--- Begin DATA EXCERPTS ---

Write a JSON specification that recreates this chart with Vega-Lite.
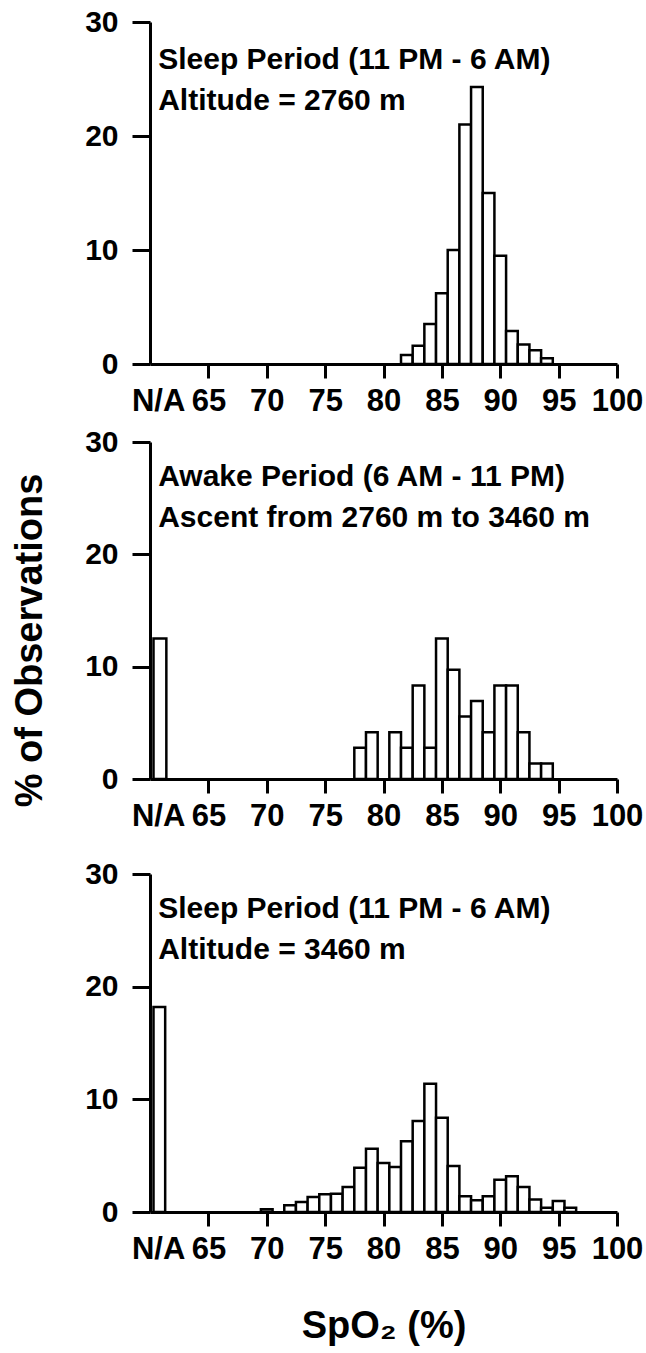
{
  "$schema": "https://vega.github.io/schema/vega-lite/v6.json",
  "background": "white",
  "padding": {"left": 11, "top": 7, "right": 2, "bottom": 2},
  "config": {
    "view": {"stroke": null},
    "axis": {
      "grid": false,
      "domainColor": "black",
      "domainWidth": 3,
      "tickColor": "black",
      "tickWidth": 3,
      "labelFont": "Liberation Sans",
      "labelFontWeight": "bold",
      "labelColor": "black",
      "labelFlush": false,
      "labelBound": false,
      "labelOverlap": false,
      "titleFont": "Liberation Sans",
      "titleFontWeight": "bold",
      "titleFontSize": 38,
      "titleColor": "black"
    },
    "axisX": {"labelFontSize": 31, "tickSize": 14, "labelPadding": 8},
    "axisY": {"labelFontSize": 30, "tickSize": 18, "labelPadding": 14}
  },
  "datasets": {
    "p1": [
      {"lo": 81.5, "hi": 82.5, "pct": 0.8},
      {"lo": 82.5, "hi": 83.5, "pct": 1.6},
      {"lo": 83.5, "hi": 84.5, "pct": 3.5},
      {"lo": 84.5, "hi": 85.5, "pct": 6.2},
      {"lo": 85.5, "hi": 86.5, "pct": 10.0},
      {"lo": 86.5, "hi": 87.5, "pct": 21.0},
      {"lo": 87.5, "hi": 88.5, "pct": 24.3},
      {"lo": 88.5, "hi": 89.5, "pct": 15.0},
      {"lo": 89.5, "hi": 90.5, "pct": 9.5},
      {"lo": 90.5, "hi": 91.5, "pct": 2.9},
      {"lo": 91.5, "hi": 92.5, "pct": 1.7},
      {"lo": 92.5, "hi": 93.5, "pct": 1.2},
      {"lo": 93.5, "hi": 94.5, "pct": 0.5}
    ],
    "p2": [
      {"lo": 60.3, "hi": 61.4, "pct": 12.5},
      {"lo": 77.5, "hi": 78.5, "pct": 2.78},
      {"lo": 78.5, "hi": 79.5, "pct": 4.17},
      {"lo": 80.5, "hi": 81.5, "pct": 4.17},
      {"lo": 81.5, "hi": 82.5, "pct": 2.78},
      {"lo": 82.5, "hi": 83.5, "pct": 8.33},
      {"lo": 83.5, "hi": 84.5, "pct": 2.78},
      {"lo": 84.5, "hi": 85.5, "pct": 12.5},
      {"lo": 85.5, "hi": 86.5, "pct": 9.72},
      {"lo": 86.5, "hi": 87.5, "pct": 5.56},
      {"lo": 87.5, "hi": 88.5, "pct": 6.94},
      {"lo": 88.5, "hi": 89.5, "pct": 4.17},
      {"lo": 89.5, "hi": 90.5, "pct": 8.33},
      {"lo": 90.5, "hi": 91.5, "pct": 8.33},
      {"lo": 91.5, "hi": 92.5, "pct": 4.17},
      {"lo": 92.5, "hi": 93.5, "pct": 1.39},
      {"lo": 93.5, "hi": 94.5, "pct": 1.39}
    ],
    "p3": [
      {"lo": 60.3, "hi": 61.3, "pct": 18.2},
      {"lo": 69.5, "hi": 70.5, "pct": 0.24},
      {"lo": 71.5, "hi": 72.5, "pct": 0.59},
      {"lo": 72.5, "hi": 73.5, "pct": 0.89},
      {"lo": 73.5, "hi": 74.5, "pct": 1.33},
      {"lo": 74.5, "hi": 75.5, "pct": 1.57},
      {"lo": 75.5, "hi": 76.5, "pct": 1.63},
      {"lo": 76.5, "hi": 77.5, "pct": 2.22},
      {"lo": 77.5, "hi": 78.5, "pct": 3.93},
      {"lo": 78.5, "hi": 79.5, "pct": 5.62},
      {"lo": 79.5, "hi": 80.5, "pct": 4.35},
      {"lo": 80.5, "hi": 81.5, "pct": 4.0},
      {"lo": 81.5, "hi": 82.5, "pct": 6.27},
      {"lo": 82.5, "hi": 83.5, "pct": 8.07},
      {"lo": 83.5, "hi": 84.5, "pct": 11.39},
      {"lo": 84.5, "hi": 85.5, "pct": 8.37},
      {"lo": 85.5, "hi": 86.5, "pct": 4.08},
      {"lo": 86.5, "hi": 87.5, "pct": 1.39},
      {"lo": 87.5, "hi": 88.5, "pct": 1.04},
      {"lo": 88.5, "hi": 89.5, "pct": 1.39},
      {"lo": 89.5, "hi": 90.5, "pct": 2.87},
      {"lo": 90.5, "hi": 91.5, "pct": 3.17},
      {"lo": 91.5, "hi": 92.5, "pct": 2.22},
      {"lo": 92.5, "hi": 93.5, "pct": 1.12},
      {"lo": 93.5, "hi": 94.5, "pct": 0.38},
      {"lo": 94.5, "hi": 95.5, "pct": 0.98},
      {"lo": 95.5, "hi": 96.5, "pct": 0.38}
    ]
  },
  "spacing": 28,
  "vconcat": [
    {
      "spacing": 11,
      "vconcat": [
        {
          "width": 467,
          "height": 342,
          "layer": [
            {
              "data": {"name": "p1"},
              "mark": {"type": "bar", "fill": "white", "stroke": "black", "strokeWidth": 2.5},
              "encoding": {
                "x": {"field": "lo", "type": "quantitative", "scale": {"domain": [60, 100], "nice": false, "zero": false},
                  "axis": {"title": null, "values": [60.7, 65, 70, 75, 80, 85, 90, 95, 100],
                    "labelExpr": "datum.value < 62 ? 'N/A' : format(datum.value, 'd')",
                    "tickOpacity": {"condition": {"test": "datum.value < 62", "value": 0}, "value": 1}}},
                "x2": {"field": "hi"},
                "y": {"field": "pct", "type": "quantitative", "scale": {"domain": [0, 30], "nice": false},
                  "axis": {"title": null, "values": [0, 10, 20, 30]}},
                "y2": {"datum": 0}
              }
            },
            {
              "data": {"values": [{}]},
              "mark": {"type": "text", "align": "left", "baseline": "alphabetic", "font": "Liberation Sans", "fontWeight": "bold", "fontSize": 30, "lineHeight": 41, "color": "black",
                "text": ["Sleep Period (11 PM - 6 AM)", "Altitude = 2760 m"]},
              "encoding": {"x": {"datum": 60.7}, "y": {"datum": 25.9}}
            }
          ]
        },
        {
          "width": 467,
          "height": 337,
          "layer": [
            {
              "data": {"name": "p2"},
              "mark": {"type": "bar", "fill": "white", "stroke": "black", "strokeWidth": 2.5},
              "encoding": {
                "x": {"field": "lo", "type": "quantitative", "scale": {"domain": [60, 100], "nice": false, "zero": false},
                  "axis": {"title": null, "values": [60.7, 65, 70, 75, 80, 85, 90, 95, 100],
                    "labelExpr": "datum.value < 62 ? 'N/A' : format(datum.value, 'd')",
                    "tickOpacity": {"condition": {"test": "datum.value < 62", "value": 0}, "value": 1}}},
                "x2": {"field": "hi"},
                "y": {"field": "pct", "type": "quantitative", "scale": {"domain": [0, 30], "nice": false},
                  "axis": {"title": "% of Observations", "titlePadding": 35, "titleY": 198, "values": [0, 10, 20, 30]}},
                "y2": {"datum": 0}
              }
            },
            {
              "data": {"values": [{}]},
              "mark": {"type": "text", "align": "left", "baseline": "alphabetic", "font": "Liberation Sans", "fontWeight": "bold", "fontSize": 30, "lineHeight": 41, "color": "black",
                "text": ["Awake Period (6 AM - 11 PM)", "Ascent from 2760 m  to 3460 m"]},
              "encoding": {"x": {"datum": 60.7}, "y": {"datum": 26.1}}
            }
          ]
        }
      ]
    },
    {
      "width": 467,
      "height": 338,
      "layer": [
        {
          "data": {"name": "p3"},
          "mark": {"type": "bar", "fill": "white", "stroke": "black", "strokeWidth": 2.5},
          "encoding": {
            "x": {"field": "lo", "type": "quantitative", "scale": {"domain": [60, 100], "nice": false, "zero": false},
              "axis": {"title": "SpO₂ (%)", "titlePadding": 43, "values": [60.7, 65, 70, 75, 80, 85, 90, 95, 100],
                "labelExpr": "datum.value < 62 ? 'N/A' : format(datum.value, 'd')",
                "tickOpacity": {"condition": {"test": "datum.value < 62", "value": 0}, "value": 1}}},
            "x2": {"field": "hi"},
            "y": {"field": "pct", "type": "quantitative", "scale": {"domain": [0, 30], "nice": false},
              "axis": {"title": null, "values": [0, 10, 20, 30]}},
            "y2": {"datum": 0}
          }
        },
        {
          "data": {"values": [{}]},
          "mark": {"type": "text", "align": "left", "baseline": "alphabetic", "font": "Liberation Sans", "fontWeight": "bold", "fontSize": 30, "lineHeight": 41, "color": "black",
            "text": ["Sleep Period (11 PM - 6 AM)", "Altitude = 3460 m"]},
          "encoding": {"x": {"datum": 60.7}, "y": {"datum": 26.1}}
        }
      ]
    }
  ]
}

--- End DATA EXCERPTS ---
--- Begin DATA EXCERPTS ---

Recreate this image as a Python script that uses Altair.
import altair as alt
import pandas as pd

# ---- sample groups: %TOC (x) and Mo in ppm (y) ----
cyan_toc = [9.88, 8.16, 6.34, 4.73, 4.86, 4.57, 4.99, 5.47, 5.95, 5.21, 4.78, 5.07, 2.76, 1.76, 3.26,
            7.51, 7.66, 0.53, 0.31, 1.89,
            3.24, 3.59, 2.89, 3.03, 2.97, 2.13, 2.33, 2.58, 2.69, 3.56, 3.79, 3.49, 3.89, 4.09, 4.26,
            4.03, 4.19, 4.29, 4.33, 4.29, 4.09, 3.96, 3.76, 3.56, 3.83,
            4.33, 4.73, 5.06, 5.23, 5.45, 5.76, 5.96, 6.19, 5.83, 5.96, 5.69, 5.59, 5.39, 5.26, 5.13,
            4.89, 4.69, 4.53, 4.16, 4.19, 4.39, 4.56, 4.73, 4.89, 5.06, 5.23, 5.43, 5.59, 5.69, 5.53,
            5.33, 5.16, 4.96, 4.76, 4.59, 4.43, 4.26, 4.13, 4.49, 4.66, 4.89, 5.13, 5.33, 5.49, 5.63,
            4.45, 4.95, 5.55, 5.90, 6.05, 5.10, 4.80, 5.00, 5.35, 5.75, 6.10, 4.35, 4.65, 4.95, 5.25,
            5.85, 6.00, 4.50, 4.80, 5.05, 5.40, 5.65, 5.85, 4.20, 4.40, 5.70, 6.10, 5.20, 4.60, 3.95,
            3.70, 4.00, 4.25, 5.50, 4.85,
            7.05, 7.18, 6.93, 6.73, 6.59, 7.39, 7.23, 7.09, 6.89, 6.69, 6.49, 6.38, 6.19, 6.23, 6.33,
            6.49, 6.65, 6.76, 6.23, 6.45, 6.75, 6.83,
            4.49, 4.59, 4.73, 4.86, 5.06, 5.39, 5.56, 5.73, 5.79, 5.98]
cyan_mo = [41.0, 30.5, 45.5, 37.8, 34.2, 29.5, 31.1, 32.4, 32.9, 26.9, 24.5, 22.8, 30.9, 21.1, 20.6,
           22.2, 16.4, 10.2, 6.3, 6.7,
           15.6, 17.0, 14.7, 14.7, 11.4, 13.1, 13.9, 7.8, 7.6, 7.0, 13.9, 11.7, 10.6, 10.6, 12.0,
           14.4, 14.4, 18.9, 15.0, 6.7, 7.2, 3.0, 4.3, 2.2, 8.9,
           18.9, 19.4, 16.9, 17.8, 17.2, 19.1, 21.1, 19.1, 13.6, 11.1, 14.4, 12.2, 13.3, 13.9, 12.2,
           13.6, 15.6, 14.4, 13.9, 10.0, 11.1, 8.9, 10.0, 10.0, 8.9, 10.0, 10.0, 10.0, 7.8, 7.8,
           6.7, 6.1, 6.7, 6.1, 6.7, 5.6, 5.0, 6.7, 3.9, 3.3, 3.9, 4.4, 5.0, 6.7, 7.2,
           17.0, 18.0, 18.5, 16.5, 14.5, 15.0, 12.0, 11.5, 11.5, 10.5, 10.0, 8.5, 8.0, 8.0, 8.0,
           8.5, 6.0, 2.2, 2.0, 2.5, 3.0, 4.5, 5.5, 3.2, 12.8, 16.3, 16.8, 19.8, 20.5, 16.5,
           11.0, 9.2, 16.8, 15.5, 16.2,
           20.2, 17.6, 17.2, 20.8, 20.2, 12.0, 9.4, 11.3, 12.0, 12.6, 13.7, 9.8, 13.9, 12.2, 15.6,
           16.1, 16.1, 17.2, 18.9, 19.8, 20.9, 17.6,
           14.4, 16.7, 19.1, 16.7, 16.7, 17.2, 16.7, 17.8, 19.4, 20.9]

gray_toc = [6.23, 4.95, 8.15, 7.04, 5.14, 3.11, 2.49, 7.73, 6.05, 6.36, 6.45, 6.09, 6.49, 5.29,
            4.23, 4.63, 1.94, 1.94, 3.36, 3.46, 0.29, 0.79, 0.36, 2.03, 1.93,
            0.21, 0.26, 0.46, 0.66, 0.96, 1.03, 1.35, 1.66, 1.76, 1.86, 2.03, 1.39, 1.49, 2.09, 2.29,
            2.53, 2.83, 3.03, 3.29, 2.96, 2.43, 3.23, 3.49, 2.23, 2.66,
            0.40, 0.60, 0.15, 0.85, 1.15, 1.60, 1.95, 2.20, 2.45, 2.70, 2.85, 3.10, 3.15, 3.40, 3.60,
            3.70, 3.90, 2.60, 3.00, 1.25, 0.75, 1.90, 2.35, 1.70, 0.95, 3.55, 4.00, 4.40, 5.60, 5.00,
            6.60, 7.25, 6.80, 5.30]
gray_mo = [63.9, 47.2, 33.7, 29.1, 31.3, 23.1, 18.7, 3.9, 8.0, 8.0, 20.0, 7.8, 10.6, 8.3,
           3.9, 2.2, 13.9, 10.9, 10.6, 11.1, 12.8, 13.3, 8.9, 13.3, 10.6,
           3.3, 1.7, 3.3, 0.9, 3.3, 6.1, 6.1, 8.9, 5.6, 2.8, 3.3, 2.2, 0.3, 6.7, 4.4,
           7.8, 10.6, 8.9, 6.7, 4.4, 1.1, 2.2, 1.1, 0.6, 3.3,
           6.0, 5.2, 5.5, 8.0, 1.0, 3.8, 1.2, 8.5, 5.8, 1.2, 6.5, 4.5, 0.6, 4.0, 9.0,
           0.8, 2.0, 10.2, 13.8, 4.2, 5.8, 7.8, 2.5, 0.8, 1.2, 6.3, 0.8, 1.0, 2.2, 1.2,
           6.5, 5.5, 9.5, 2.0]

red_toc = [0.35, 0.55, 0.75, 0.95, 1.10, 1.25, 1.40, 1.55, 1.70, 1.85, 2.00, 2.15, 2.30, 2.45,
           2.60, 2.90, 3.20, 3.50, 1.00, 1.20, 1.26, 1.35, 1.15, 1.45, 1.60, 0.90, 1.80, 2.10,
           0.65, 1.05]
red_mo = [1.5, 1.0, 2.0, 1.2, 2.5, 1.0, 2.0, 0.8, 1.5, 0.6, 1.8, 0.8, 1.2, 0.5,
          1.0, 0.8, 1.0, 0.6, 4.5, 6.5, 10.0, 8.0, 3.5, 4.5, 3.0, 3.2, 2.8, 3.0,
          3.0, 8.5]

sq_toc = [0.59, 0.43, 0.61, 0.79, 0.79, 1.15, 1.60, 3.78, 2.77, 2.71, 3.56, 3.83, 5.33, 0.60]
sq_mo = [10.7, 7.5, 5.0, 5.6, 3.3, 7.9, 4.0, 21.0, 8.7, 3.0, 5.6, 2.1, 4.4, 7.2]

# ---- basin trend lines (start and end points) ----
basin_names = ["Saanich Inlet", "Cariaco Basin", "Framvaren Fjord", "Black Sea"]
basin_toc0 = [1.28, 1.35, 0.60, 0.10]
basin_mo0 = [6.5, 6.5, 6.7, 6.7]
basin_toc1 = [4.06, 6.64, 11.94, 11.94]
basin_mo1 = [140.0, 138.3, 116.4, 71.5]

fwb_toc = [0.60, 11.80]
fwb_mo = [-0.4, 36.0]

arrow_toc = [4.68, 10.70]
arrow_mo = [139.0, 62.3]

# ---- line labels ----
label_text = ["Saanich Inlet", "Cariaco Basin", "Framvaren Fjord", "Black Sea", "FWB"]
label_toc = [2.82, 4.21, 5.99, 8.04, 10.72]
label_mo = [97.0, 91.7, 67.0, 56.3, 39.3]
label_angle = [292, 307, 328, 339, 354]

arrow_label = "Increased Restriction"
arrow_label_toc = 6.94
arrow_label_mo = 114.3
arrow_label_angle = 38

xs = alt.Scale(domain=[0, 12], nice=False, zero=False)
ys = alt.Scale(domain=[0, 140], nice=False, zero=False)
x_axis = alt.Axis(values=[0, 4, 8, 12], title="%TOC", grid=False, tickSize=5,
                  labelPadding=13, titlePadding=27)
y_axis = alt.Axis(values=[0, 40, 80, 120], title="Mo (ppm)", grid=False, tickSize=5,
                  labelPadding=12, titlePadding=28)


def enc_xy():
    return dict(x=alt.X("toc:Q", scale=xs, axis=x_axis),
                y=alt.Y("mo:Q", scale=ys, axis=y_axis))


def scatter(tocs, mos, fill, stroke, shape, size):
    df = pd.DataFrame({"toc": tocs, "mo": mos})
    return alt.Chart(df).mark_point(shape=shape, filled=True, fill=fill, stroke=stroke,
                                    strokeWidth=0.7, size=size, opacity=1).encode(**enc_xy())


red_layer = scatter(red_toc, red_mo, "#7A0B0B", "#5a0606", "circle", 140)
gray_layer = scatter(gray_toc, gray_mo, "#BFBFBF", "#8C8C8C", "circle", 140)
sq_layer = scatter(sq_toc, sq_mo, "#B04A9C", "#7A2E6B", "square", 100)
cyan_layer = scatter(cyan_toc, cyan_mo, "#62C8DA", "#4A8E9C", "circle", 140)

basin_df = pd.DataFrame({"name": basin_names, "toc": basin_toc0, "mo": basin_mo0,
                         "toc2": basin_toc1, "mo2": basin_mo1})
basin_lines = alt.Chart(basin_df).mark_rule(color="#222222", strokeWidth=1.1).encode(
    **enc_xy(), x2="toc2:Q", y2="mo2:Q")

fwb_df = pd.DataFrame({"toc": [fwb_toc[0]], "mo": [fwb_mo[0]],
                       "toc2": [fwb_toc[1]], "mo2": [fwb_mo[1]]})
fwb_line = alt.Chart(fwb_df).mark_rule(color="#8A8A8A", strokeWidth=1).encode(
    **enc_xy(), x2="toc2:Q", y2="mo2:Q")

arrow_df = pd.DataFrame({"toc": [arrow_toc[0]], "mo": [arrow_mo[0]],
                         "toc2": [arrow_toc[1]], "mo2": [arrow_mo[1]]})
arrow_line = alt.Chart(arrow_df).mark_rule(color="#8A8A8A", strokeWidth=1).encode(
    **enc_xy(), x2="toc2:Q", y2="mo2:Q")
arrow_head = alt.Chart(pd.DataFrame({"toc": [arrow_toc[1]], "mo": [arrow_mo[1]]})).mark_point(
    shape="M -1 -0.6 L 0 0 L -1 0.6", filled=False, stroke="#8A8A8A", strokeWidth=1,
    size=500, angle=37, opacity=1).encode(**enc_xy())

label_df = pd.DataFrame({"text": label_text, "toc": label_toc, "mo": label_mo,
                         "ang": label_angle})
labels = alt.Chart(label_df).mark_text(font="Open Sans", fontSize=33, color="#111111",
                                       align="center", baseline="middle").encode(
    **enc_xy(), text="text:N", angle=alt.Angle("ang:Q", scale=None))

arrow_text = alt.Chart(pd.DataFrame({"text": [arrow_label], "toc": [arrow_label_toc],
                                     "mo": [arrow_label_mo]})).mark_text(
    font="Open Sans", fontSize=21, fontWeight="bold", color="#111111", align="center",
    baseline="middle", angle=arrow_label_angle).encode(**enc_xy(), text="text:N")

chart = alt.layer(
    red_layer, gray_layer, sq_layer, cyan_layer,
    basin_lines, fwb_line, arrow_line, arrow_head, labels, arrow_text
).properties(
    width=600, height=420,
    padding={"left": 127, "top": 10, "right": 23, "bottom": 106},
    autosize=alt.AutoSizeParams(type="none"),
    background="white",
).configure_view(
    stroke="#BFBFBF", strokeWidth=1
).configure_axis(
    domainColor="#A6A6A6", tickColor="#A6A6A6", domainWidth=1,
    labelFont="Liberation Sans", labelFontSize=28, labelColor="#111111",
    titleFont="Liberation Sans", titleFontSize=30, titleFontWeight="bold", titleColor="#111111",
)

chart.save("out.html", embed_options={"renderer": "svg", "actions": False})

--- End DATA EXCERPTS ---
--- Begin DATA EXCERPTS ---

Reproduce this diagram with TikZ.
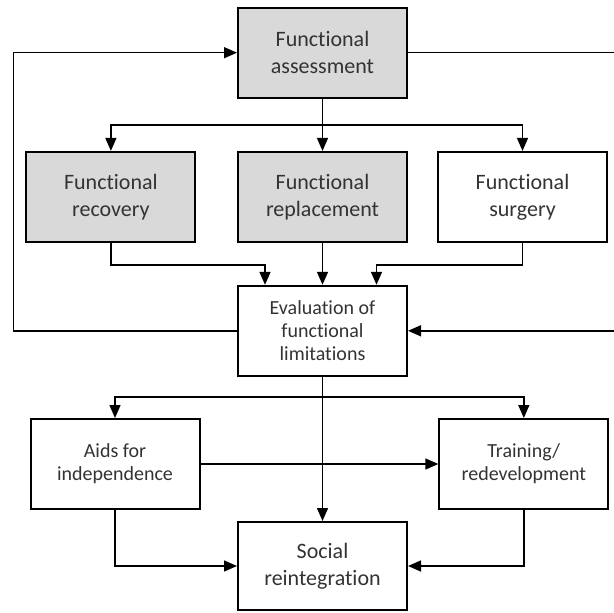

--- End DATA EXCERPTS ---

» WORK INSTRUCTIONS:
Find the lines with the string "this" and reproduce them.

» OUTPUT:
Write a JSON specification that recreates this chart with Vega-Lite.
Recreate this image as a Python script that uses Altair.
Reproduce this diagram with TikZ.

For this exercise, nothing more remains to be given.